··· Data block ···

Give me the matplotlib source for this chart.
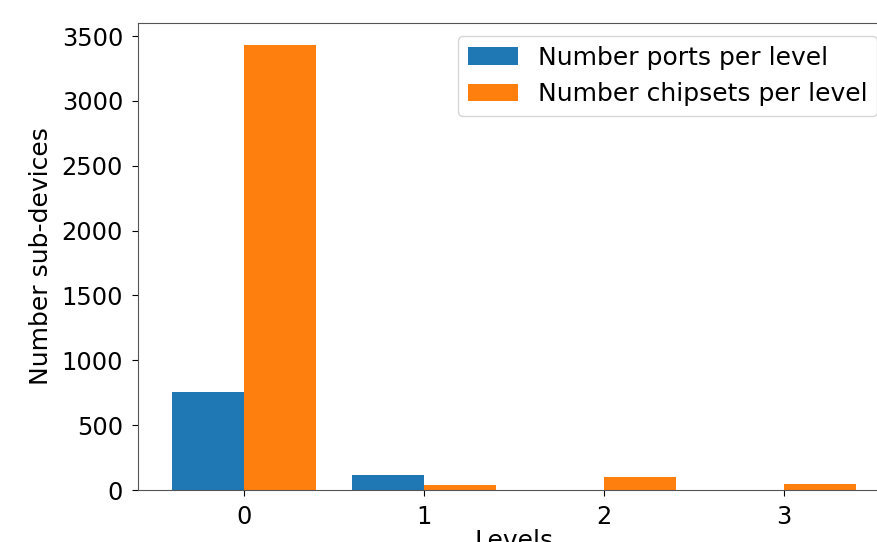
import matplotlib
matplotlib.use("Agg")
import matplotlib.pyplot as plt
import numpy as np

levels = [0, 1, 2, 3]
ports = [757, 116, 0, 0]
chipsets = [3430, 39, 100, 46]

plt.rcParams['font.family'] = ['DejaVu Sans']
plt.rcParams['font.size'] = 18

fig = plt.figure(figsize=(8.78, 5.42), dpi=100)
ax = fig.add_axes([138/878, 52/542, (890-138)/878, (490-23)/542])

x = np.arange(len(levels))
w = 0.4
ax.bar(x - w/2, ports, w, color='#1f77b4', label='Number ports per level')
ax.bar(x + w/2, chipsets, w, color='#ff7f0e', label='Number chipsets per level')
ax.set_xticks(x)
ax.set_xticklabels([str(l) for l in levels])
ax.tick_params(axis='both', labelsize=17.3, length=4.3, pad=6.5)
ax.set_xlabel('Levels', fontsize=18, labelpad=0)
ax.set_ylabel('Number sub-devices', fontsize=18, labelpad=6)
for s in ax.spines.values():
    s.set_color('#555555')
ax.legend(loc='upper right', fontsize=18)

fig.savefig('out.png', dpi=100)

···

Repeat the material above in full and exactly, omitting the pictures.

# Task output
Give me the matplotlib source for this chart.
import matplotlib
matplotlib.use("Agg")
import matplotlib.pyplot as plt
import numpy as np

levels = [0, 1, 2, 3]
ports = [757, 116, 0, 0]
chipsets = [3430, 39, 100, 46]

plt.rcParams['font.family'] = ['DejaVu Sans']
plt.rcParams['font.size'] = 18

fig = plt.figure(figsize=(8.78, 5.42), dpi=100)
ax = fig.add_axes([138/878, 52/542, (890-138)/878, (490-23)/542])

x = np.arange(len(levels))
w = 0.4
ax.bar(x - w/2, ports, w, color='#1f77b4', label='Number ports per level')
ax.bar(x + w/2, chipsets, w, color='#ff7f0e', label='Number chipsets per level')
ax.set_xticks(x)
ax.set_xticklabels([str(l) for l in levels])
ax.tick_params(axis='both', labelsize=17.3, length=4.3, pad=6.5)
ax.set_xlabel('Levels', fontsize=18, labelpad=0)
ax.set_ylabel('Number sub-devices', fontsize=18, labelpad=6)
for s in ax.spines.values():
    s.set_color('#555555')
ax.legend(loc='upper right', fontsize=18)

fig.savefig('out.png', dpi=100)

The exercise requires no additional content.